Le lecteur le comprend donc : l’urbain est pris en embuscade par la protection de la pierre ancienne qui le maintient immobilisé dans le dos, et par la protection de l’environnement qui lui assène des coups dont il aura du mal à se relever. Le rural, lui, est entravé dans sa quête urbaine. Les prix des zones périphériques augmentent, car le foncier y devient rare. Paris ne sera accessible qu’en tracteur, et encore… 

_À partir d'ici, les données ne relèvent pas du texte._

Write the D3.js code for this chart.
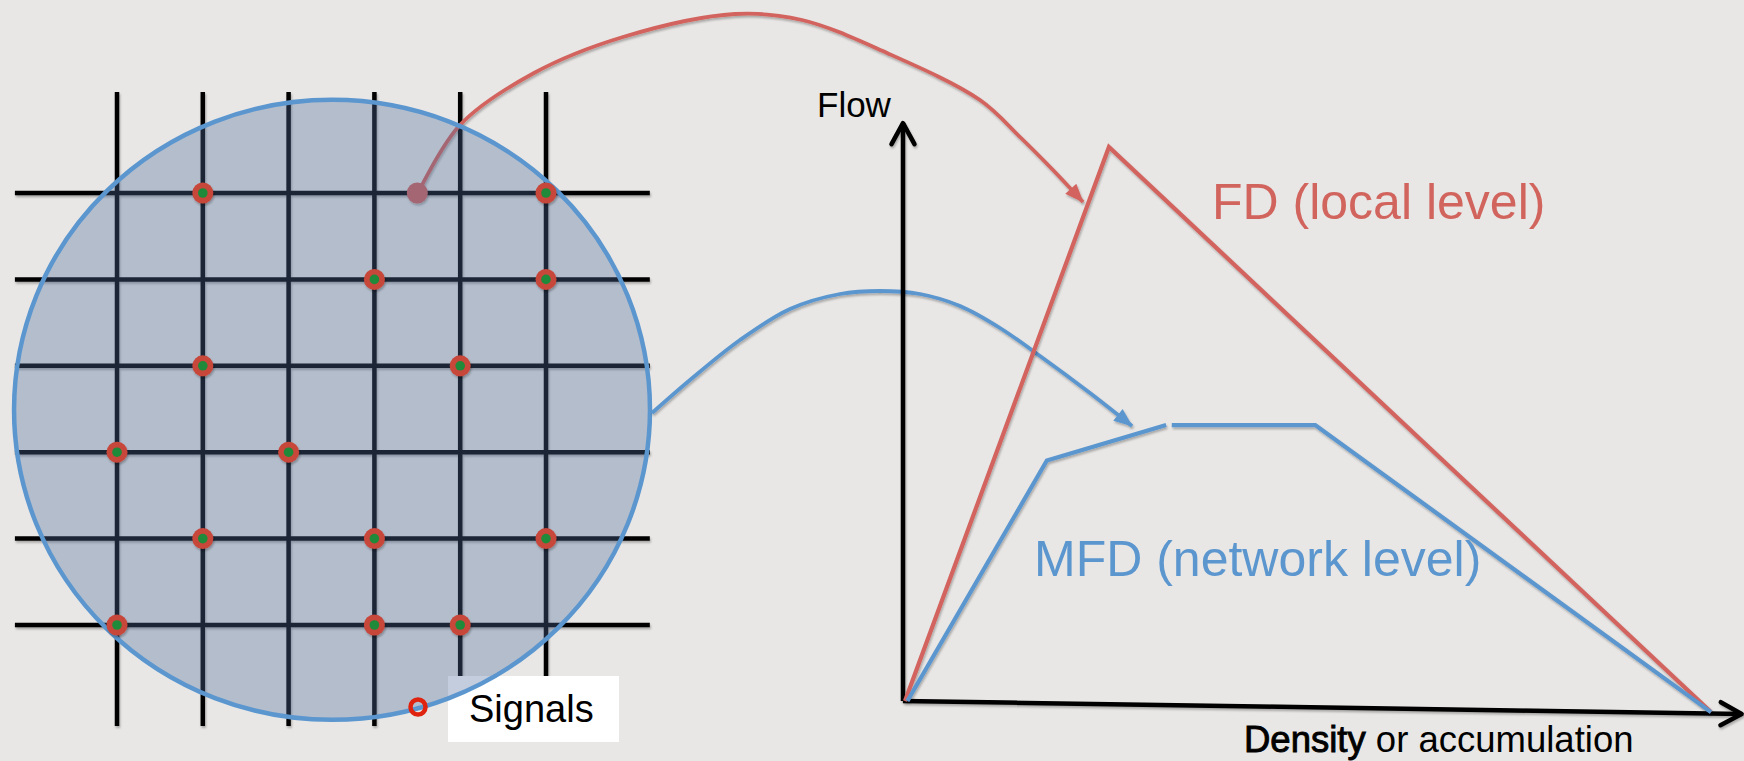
<!DOCTYPE html>
<html>
<head>
<meta charset="utf-8">
<script src="https://cdn.jsdelivr.net/npm/d3@7"></script>
<style>
  body { margin: 0; background: #e8e7e5; }
  svg { display: block; font-family: "Liberation Sans", Arial, Helvetica, sans-serif; }
</style>
</head>
<body>
<svg id="chart"></svg>
<script>
// ---- left: street grid (column / row indices) ----
const gridCols = [0, 1, 2, 3, 4, 5];
const gridRows = [0, 1, 2, 3, 4, 5];
// signalised intersections as [col, row]
const signals = [[1,0],[5,0],[3,1],[5,1],[1,2],[4,2],[0,3],[2,3],[1,4],[3,4],[5,4],[0,5],[3,5],[4,5]];
const sourcePoint = [3.5, 0];
const legendLabel = "Signals";

// ---- right: flow / density diagram (density k, flow q) ----
const fdPoints = [{k: 0, q: 0}, {k: 25.3, q: 100}, {k: 100, q: -2}];
const mfdRising = [{k: 0.3, q: 0}, {k: 17.6, q: 43.4}, {k: 32.4, q: 49.8}];
const mfdPlateau = [{k: 33.1, q: 49.8}, {k: 50.9, q: 49.8}, {k: 100, q: -2}];
const yAxisPts = [{k: -0.25, q: 0}, {k: -0.25, q: 104.3}];
const xAxisPts = [{k: -0.25, q: 0}, {k: 103.8, q: -2.35}];
const labels = {flow: "Flow", fd: "FD (local level)", mfd: "MFD (network level)",
                densityBold: "Density", densityRest: " or accumulation"};

// ---- connector arrows (page coordinates) ----
const redLink = [[418,193],[460,125],[534,73],[623,37],[735,14],[802,20],[887,53],[980,100],[1020,137],[1053,170],[1083,202]];
const blueLink = [[652,413],[690,380],[740,340],[790,309],[840,294],[880,291],[920,294],[960,306],[1000,328],[1040,356],[1090,393],[1132,426]];

const W = 1744, H = 761;
const RED = "#d2645e", BLUE = "#5b96cf";

const svg = d3.select("#chart").attr("width", W).attr("height", H);
const defs = svg.append("defs");

defs.append("filter").attr("id", "sh")
  .attr("x", "-20%").attr("y", "-20%").attr("width", "140%").attr("height", "140%")
  .append("feDropShadow")
  .attr("dx", 1).attr("dy", 2).attr("stdDeviation", 1.3)
  .attr("flood-color", "#000").attr("flood-opacity", 0.28);

function headMarker(id, color) {
  defs.append("marker").attr("id", id)
    .attr("markerUnits", "userSpaceOnUse")
    .attr("viewBox", "-20 -10 22 20")
    .attr("markerWidth", 22).attr("markerHeight", 20)
    .attr("refX", 0).attr("refY", 0)
    .attr("orient", "auto")
    .append("path").attr("d", "M-18,-7.5 L1,0 L-18,7.5 Z").attr("fill", color);
}
headMarker("headRed", RED);
headMarker("headBlue", BLUE);

defs.append("marker").attr("id", "chev")
  .attr("markerUnits", "userSpaceOnUse")
  .attr("viewBox", "-28 -16 32 32")
  .attr("markerWidth", 32).attr("markerHeight", 32)
  .attr("refX", 0).attr("refY", 0)
  .attr("orient", "auto")
  .append("path").attr("d", "M-21,-11.5 L0,0 L-21,11.5")
  .attr("fill", "none").attr("stroke", "#000").attr("stroke-width", 4.5)
  .attr("stroke-linecap", "round").attr("stroke-linejoin", "round");

svg.append("rect").attr("width", W).attr("height", H).attr("fill", "#e8e7e5");

// scales
const col = d3.scaleLinear().domain([0, 5]).range([117, 546]);
const row = d3.scaleLinear().domain([0, 5]).range([193, 625]);
const density = d3.scaleLinear().domain([0, 100]).range([905, 1711]);
const flow = d3.scaleLinear().domain([0, 100]).range([701, 147]);

// grid lines
const grid = svg.append("g").attr("filter", "url(#sh)")
  .attr("stroke", "#000").attr("stroke-width", 4.5);
grid.selectAll("line.v").data(gridCols).join("line").attr("class", "v")
  .attr("x1", d => col(d)).attr("x2", d => col(d))
  .attr("y1", row(-1.17)).attr("y2", row(6.17));
grid.selectAll("line.h").data(gridRows).join("line").attr("class", "h")
  .attr("y1", d => row(d)).attr("y2", d => row(d))
  .attr("x1", col(-1.19)).attr("x2", col(6.21));

// legend box: above the grid lines, below the area overlay
svg.append("rect")
  .attr("x", 448).attr("y", 676).attr("width", 171).attr("height", 66)
  .attr("fill", "#ffffff");

// red connector (starts inside the area, so it is tinted by the overlay)
const link = d3.line().curve(d3.curveCatmullRom.alpha(0.5));
svg.append("path").attr("d", link(redLink))
  .attr("fill", "none").attr("stroke", RED).attr("stroke-width", 3.8)
  .attr("marker-end", "url(#headRed)").attr("filter", "url(#sh)");
svg.append("circle")
  .attr("cx", col(sourcePoint[0])).attr("cy", row(sourcePoint[1])).attr("r", 10.5)
  .attr("fill", RED).attr("filter", "url(#sh)");

// network area
svg.append("ellipse")
  .attr("cx", col(2.506)).attr("cy", row(2.51))
  .attr("rx", col(3.706) - col(0)).attr("ry", row(3.588) - row(0))
  .attr("fill", "rgba(79,109,156,0.34)")
  .attr("stroke", BLUE).attr("stroke-width", 4.5);

// signals
const sig = svg.append("g").selectAll("g").data(signals).join("g")
  .attr("transform", d => `translate(${col(d[0])},${row(d[1])})`);
sig.append("circle").attr("r", 10.5).attr("fill", "#c8463a").attr("filter", "url(#sh)");
sig.append("circle").attr("r", 4.8).attr("fill", "#1e8a3a");

// legend marker + text
svg.append("circle").attr("cx", 418).attr("cy", 707).attr("r", 7.5)
  .attr("fill", "none").attr("stroke", "#e0230f").attr("stroke-width", 4.5);
svg.append("text").attr("x", 469).attr("y", 722)
  .attr("font-size", 38).attr("fill", "#000").text(legendLabel);

// blue connector
svg.append("path").attr("d", link(blueLink))
  .attr("fill", "none").attr("stroke", BLUE).attr("stroke-width", 3.8)
  .attr("marker-end", "url(#headBlue)").attr("filter", "url(#sh)");

// ---- right diagram ----
const kq = d3.line().x(d => density(d.k)).y(d => flow(d.q));
const axes = svg.append("g").attr("filter", "url(#sh)");
axes.append("path").attr("d", kq(yAxisPts)).attr("stroke", "#000").attr("stroke-width", 4.5)
  .attr("fill", "none").attr("marker-end", "url(#chev)");
axes.append("path").attr("d", kq(xAxisPts)).attr("stroke", "#000").attr("stroke-width", 4.5)
  .attr("fill", "none").attr("marker-end", "url(#chev)");

svg.append("path").attr("d", kq(fdPoints))
  .attr("fill", "none").attr("stroke", RED).attr("stroke-width", 4.2)
  .attr("stroke-linejoin", "miter").attr("filter", "url(#sh)");
svg.append("path").attr("d", kq(mfdRising))
  .attr("fill", "none").attr("stroke", BLUE).attr("stroke-width", 4.2).attr("filter", "url(#sh)");
svg.append("path").attr("d", kq(mfdPlateau))
  .attr("fill", "none").attr("stroke", BLUE).attr("stroke-width", 4.2).attr("filter", "url(#sh)");

svg.append("text").attr("x", 817).attr("y", 117).attr("font-size", 35)
  .attr("fill", "#000").text(labels.flow);
svg.append("text").attr("x", 1212).attr("y", 219).attr("font-size", 50)
  .attr("fill", RED).text(labels.fd);
svg.append("text").attr("x", 1034).attr("y", 576).attr("font-size", 50)
  .attr("fill", BLUE).text(labels.mfd);
const dt = svg.append("text").attr("x", 1244).attr("y", 752).attr("font-size", 36.5).attr("fill", "#000");
dt.append("tspan").attr("stroke", "#000").attr("stroke-width", 0.9).text(labels.densityBold);
dt.append("tspan").attr("xml:space", "preserve").text(labels.densityRest);
</script>
</body>
</html>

Quelle solution se dessine alors ? Construire sur l’ancien. En premier lieu, nombre de bâtiments sont aujourd’hui insalubres et donc non exploités. Les promoteurs, avec la fin du dispositif Pinel, ne peuvent plus espérer construire du neuf. Le gouvernement peine à reproduire un réel dispositif Pinel axé sur la rénovation et la réhabilitation, faute de moyens à la hauteur. Seuls les plus performants pourront s’atteler au problème du logement en France. En second lieu, l’idée avance de forcer les propriétaires d’immeubles vacants à les garnir en résidents. La solution française est toute tracée : taxer les maisons secondaires. Enfin, densifier les espaces que l’on peut modifier ; en somme, démolir pour rebâtir plus haut, à la fois en centre-ville et en zone pavillonnaire. 

L’habitant du pavillon est donc destiné, à terme, à retrouver les voisins immédiats qu’il avait en partant de la ville, partager son jardin comme on partage un jardin public, partager la route encombrée de crottes de chien, trottinettes électriques, et payer son stationnement de parking public au prix fort, car son SUV est encombrant. 

Force est alors de constater que la raréfaction du foncier entraînera mécaniquement la hausse du prix nécessaire à l’accession, et la hausse des loyers pour le locataire. La passion du pavillon n’aura duré qu’un temps comme toutes les passions.